Governor Tate Reeves has vetoed his second piece of legislation sent over from the Capitol this year. SB 2856 would have allowed the city of Jackson to establish overdue water and sewer bill programs.

The bill would allow the city government to institute programs that would address certain disputed or delinquent water and sewer customer accounts.

These programs would only be applicable in the instance of an error on the part of the city, like equipment failure or process failure. Also, customers who experience an error like unforeseen damage, extreme weather events or a disaster or emergency. Lastly, the programs could be used by customers that are so disproportionately impoverished or needy that they could not be collectible even if their overdue balance could be put on an installment plan.

While the bill doesn’t directly say Jackson, it does clarify that it would only be applicable to a city with over 150,000 in population, which limits it to Jackson.

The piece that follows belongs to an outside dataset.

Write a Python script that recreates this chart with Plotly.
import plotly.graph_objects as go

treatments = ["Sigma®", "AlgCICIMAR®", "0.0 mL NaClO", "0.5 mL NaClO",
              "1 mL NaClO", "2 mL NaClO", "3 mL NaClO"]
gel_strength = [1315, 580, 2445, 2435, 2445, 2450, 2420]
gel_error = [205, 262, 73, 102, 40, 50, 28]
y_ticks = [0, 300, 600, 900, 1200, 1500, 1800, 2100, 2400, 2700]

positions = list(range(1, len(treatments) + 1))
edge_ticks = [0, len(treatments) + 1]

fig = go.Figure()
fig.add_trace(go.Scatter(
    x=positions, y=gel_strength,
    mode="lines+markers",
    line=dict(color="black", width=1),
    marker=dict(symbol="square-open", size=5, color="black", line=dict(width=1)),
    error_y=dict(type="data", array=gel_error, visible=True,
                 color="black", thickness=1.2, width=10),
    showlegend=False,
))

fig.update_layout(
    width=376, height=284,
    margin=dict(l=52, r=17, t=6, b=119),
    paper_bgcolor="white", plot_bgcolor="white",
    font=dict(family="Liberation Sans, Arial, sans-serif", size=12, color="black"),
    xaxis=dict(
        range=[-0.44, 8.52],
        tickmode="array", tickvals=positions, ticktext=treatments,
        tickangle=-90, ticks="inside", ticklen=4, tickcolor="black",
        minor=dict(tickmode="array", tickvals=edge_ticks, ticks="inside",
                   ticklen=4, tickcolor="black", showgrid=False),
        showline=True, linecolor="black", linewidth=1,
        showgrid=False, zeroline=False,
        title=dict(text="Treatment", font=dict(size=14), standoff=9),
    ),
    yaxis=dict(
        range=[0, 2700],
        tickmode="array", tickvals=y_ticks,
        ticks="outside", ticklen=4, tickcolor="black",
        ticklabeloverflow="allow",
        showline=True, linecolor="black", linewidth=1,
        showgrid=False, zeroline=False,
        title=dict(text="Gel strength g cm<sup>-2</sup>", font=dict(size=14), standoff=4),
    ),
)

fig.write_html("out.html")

The legislation, authored by Senator John Horhn passed both chambers unanimously. It was due to be made law, until the Governor’s veto.

In his post to social media Reeves said he vetoed the bill because it would “allow politicians to say that individuals are not responsible for paying their water bill. It’s supposed to be for the impoverished or needy, but there are no safeguards in place to make sure that’s the case. It’s totally up to them.”

When asked whether or not the Legislature would take the bill back and attempt to override the veto with a two-thirds vote, Sen. Horhn said they were polling members to see where they stand on it. He said an answer would be reached by mid-day on Tuesday.

“This caught us completely by surprise,” Horhn said of the veto.

The City of Jackson has had issue with their water system and the billing system to customers over the years.

As recently as this month, a class action suit against Siemens Industry Inc. filed by the city was dismissed by U.S. District Judge Tom S. Lee. The lawsuit asked for more than $5 million in damages from the company hired to fix the capitol city’s water and billing system, after water bill overcharges.